> I would get a new laptop because a laptop without WiFi is useless.

Why would you not just replace the wifi card or use a USB one? You're greatly overemphasizing how much this matters.

Replacing the wifi card isn't necessarily easy. I'd rather not buy and use a USB dongle for it if I can just get it out of the box.

I remember doing those kind of things nearly two decades ago now, I don't expect to have to do that in 2026. If people want to, that's fine, but the parent comment is right here: giving it 9/10 without working wifi is ridiculous.

Fun fact: My old Lenovo Y50 only supports like 3 specific WiFi cards else it doesn't even POST. And I think none of them work with upstream Linux drivers (I think, have only 2 different ones and neither worked ages ago and I changed laptops a while ago and haven't retested). Actually I think one didn't have bluetooth work (the non-standard one) and the other needed the broadcom-wl package.

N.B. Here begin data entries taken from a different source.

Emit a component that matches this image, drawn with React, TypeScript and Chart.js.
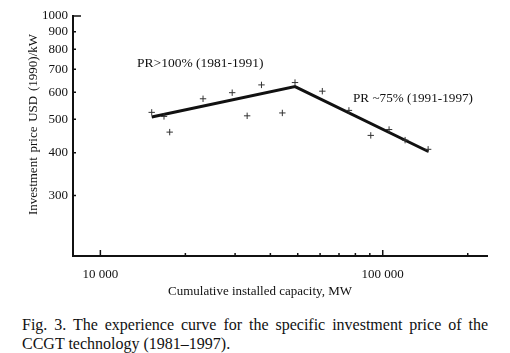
import React, { useEffect, useRef } from "react";
import { Chart, registerables } from "chart.js";

Chart.register(...registerables);

// Observed points (cumulative installed capacity, MW  vs  investment price USD(1990)/kW)
const capacityMW = [15200, 16800, 17600, 23100, 29300, 33100, 37200, 44100, 48900, 61100, 75900, 90700, 105300, 120000, 144800];
const investmentPrice = [524, 510, 459, 574, 598, 512, 630, 522, 640, 604, 531, 449, 467, 435, 409];

// Fitted experience curve (two segments)
const fitCapacityMW = [15200, 48900, 145000];
const fitPrice = [508, 623, 403];

// Axis ticks
const yTickValues = [300, 400, 500, 600, 700, 800, 900, 1000];
const xMajorTicks = [10000, 100000];
const xMajorLabels = ["10 000", "100 000"];
const xMinorTicks = [20000, 30000, 40000, 50000, 60000, 70000, 80000, 90000, 200000];

const yTitle = "Investment price USD (1990)/kW";
const xTitle = "Cumulative installed capacity, MW";
const note1 = "PR>100% (1981-1991)";
const note2 = "PR ~75% (1991-1997)";
const captionLine1 = "Fig. 3. The experience curve for the specific investment price of the";
const captionLine2 = "CCGT technology (1981\u20131997).";

const FONT = "'Liberation Serif', 'Times New Roman', serif";
const INK = "#111";

export default function App() {
  const ref = useRef<HTMLCanvasElement>(null);

  useEffect(() => {
    if (!ref.current) return;

    const decorPlugin = {
      id: "decor",
      afterDraw(chart: any) {
        const ctx = chart.ctx as CanvasRenderingContext2D;
        const xs = chart.scales.x;
        const ys = chart.scales.y;
        const { left, bottom } = chart.chartArea;
        ctx.save();
        ctx.strokeStyle = INK;
        ctx.lineWidth = 1.5;
        ctx.beginPath();
        yTickValues.forEach((v) => {
          const py = ys.getPixelForValue(v);
          const len = v === 1000 ? 8 : 3;
          ctx.moveTo(left, py);
          ctx.lineTo(left + len, py);
        });
        [...xMajorTicks, ...xMinorTicks].forEach((v) => {
          const px = xs.getPixelForValue(v);
          const len = xMajorTicks.includes(v) ? 6 : 3;
          ctx.moveTo(px, bottom);
          ctx.lineTo(px, bottom - len);
        });
        ctx.stroke();

        ctx.fillStyle = INK;
        ctx.font = `13px ${FONT}`;
        ctx.textAlign = "center";
        ctx.textBaseline = "middle";
        ctx.fillText(xTitle, 260, 292);
        ctx.save();
        ctx.translate(34, 124.5);
        ctx.rotate(-Math.PI / 2);
        (ctx as any).wordSpacing = "1.5px";
        ctx.fillText(yTitle, 0, 0);
        ctx.restore();

        ctx.textAlign = "left";
        ctx.font = `13.5px ${FONT}`;
        ctx.fillText(note1, 137, 63.5);
        ctx.font = `13.2px ${FONT}`;
        ctx.fillText(note2, 353, 98.5);
        ctx.restore();
      },
    };

    const chart = new Chart(ref.current, {
      type: "scatter",
      data: {
        datasets: [
          {
            type: "line",
            label: "Experience curve",
            data: fitCapacityMW.map((x, i) => ({ x, y: fitPrice[i] })),
            borderColor: INK,
            borderWidth: 3,
            pointRadius: 0,
            fill: false,
            tension: 0,
            order: 1,
          } as any,
          {
            label: "Observed",
            data: capacityMW.map((x, i) => ({ x, y: investmentPrice[i] })),
            pointStyle: "cross",
            pointRadius: 3.2,
            borderColor: "#333",
            borderWidth: 1,
            backgroundColor: "transparent",
            order: 0,
          },
        ],
      },
      options: {
        responsive: false,
        animation: false,
        layout: { padding: { left: 0, top: 16, right: 23, bottom: 0 } },
        plugins: { legend: { display: false }, tooltip: { enabled: false } },
        scales: {
          x: {
            type: "logarithmic",
            position: "bottom",
            min: 8000,
            max: 234000,
            grid: { display: false, drawTicks: false, tickLength: 0 },
            border: { display: true, color: INK, width: 2 },
            afterBuildTicks: (s: any) => {
              s.ticks = [...xMajorTicks, ...xMinorTicks].sort((a, b) => a - b).map((v) => ({ value: v }));
            },
            afterFit: (s: any) => {
              s.height = 44;
            },
            ticks: {
              autoSkip: false,
              maxRotation: 0,
              padding: 11,
              color: INK,
              font: { family: FONT, size: 13 },
              callback: (v: any) => {
                const i = xMajorTicks.indexOf(Number(v));
                return i >= 0 ? xMajorLabels[i] : "";
              },
            },
          },
          y: {
            type: "logarithmic",
            min: 200,
            max: 1000,
            grid: { display: false, drawTicks: false, tickLength: 0 },
            border: { display: true, color: INK, width: 2 },
            afterBuildTicks: (s: any) => {
              s.ticks = yTickValues.map((v) => ({ value: v }));
            },
            afterFit: (s: any) => {
              s.width = 73;
            },
            ticks: {
              padding: 5,
              color: INK,
              font: { family: FONT, size: 13 },
              callback: (v: any) => String(v),
            },
          },
        },
      } as any,
      plugins: [decorPlugin],
    });

    return () => chart.destroy();
  }, []);

  return (
    <div style={{ position: "absolute", left: 0, top: 0, width: 510, height: 353, background: "#fff", overflow: "hidden" }}>
      <canvas ref={ref} width={510} height={300} style={{ position: "absolute", left: 0, top: 0, width: 510, height: 300 }} />
      <div style={{ position: "absolute", left: 22, top: 315, width: 466, font: `16px ${FONT}`, lineHeight: "19px", color: INK }}>
        <div style={{ textAlign: "justify", textAlignLast: "justify" }}>{captionLine1}</div>
        <div>{captionLine2}</div>
      </div>
    </div>
  );
}
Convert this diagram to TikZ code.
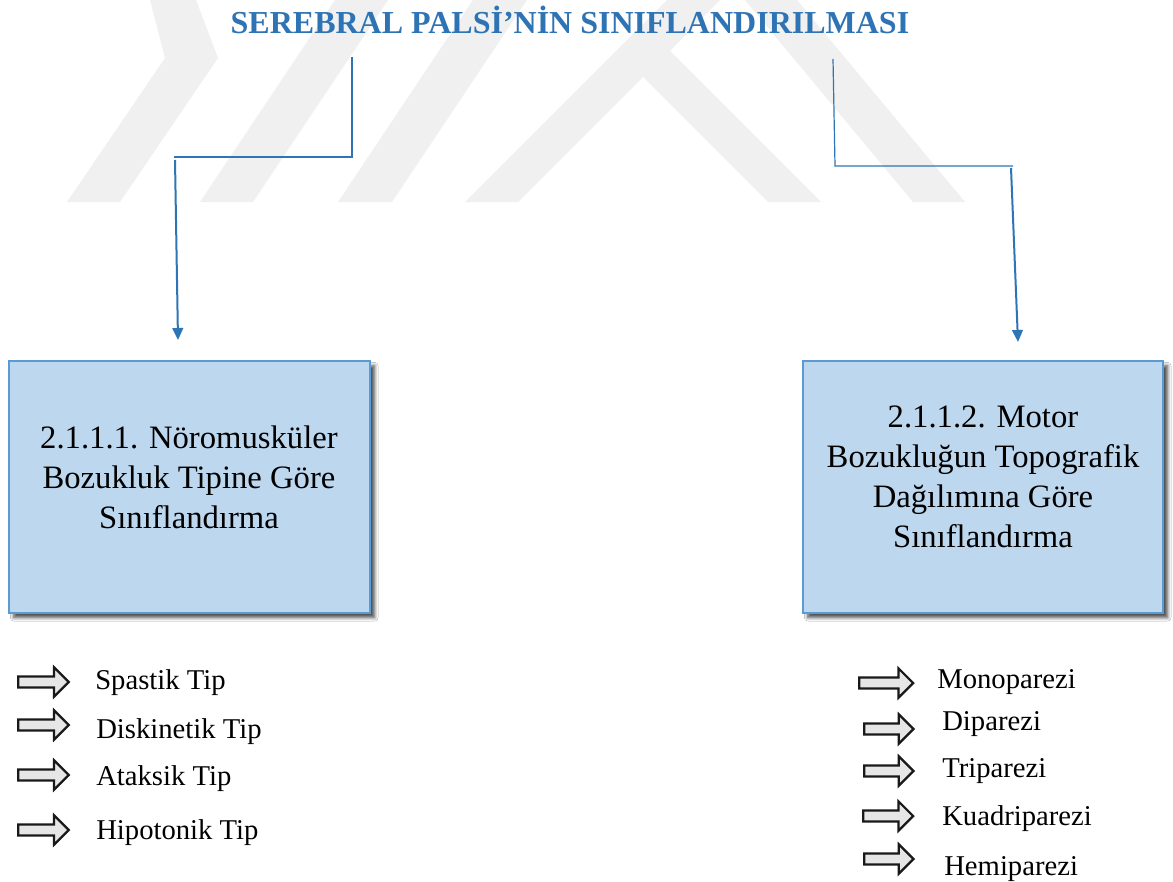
\documentclass[tikz,border=0pt]{standalone}
\usepackage{fontspec}
\setmainfont{Liberation Serif}
\usetikzlibrary{arrows.meta,shapes.arrows,shadows.blur}
\definecolor{titleblue}{HTML}{2E74B5}
\definecolor{linkblue}{HTML}{2E75B6}
\definecolor{boxfill}{HTML}{BDD7EE}
\definecolor{boxline}{HTML}{5B9BD5}
\definecolor{wmgray}{HTML}{F0F0F0}
\definecolor{tagfill}{HTML}{E7E6E6}

\begin{document}
\begin{tikzpicture}[x=0.75pt,y=-0.75pt,
  wmband/.style={fill=wmgray,draw=none},
  titletext/.style={font=\bfseries\fontsize{24pt}{28pt}\selectfont,text=titleblue,inner sep=0pt},
  link/.style={draw=linkblue,line width=0.9pt},
  drop/.style={draw=linkblue,line width=1.5pt,-{Triangle[width=8pt,length=9pt]}},
  classbox/.style={draw=boxline,line width=1.5pt,fill=boxfill,minimum height=189pt,
    blur shadow={shadow xshift=3.5pt,shadow yshift=-3.5pt,shadow blur steps=6,
                 shadow blur radius=2.5pt,shadow opacity=70}},
  boxtext/.style={align=center,font=\fontsize{24.5pt}{30pt}\selectfont,inner sep=0pt},
  tag/.style={single arrow,draw=black!90,line width=1.7pt,fill=tagfill,
    minimum height=38pt,inner xsep=0pt,inner ysep=3.2pt,
    single arrow head extend=7pt,single arrow tip angle=90,anchor=west},
  item/.style={font=\fontsize{21.5pt}{26pt}\selectfont,inner sep=0pt,anchor=west}]

\useasboundingbox (0,0) rectangle (1173,881);
\fill[white] (0,0) rectangle (1173,881);

% faint background emblem
\fill[wmband] (150,0) -- (196,0) -- (218,58) -- (120,202) -- (67,202) -- (165,58) -- cycle;
\fill[wmband] (200,202) -- (253,202) -- (388,0) -- (335,0) -- cycle;
\fill[wmband] (338,202) -- (392,202) -- (527,0) -- (473,0) -- cycle;
\fill[wmband] (465,202) -- (518,202) -- (643,77) -- (768,202) -- (821,202)
              -- (670,51) -- (720,0) -- (667,0) -- cycle;
\fill[wmband] (745,0) -- (797,0) -- (965,202) -- (913,202) -- cycle;

% title
\node[titletext,anchor=base] (title) at (570,34) {SEREBRAL PALSİ’NİN SINIFLANDIRILMASI};

% classification boxes
\node[classbox,minimum width=270.75pt] (boxL) at (189.5,487) {};
\node[classbox,minimum width=270pt] (boxR) at (983,487) {};
\node[boxtext] (txtL) at (189,477) {2.1.1.1. Nöromusküler\\Bozukluk Tipine Göre\\Sınıflandırma};
\node[boxtext] (txtR) at (983,477) {2.1.1.2. Motor\\Bozukluğun Topografik\\Dağılımına Göre\\Sınıflandırma};

% connectors from the title to the boxes
\coordinate (l0) at (352,57);
\coordinate (l1) at (352,157);
\coordinate (l2) at (174,157);
\coordinate (l3) at (175,160);
\coordinate (l4) at (178,340);
\draw[link] (l0) -- (l1) -- (l2);
\draw[drop] (l3) -- (l4);

\coordinate (r0) at (833,59);
\coordinate (r1) at (835,166);
\coordinate (r2) at (1013,166);
\coordinate (r3) at (1011,168);
\coordinate (r4) at (1018,342);
\draw[link] (r0) -- (r1) -- (r2);
\draw[drop] (r3) -- (r4);

% left list
\node[tag] (aL1) at (17,682) {};
\node[tag] (aL2) at (17,725) {};
\node[tag] (aL3) at (17,775) {};
\node[tag] (aL4) at (17,830) {};
\node[item] (iL1) at (95,683) {Spastik Tip};
\node[item] (iL2) at (96,732) {Diskinetik Tip};
\node[item] (iL3) at (96,779) {Ataksik Tip};
\node[item] (iL4) at (96,833) {Hipotonik Tip};

% right list
\node[tag,minimum height=40.5pt] (aR1) at (858,683) {};
\node[tag,minimum height=37pt] (aR2) at (863,729) {};
\node[tag,minimum height=37pt] (aR3) at (863,771) {};
\node[tag,minimum height=37.5pt] (aR4) at (862,816) {};
\node[tag,minimum height=37pt] (aR5) at (863,859) {};
\node[item] (iR1) at (937,682) {Monoparezi};
\node[item] (iR2) at (942,724) {Diparezi};
\node[item] (iR3) at (942,771) {Triparezi};
\node[item] (iR4) at (942,819) {Kuadriparezi};
\node[item] (iR5) at (944,869) {Hemiparezi};
\end{tikzpicture}
\end{document}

Paradoxically, given their otherwise positive standing, Lenovo has keept allowlists on their BIOS for specific devices on specific ports. For example, I have a T460 that has an m2 slot that only works with two specific WWAN modules.

There are modified BIOS firmware that allow any WiFi card. Good luck

I remember seeing something in that direction when I was looking but never did look deeper into it.

The post made me actually take out the laptop again and maybe use it as a server or something like that in the future and for that I'd use ethernet anyway.

I prefer not to live that dongle life.

WiFi on a laptop is table stakes. I'd rather use an operating system that works without dongulation.

Seriously. I'd rip the wifi hardware out of the laptop with a spoon if it somehow got me a laptop that handles sleep mode properly. I can't even imagine what that would be like with a Unix (aside from a Mac).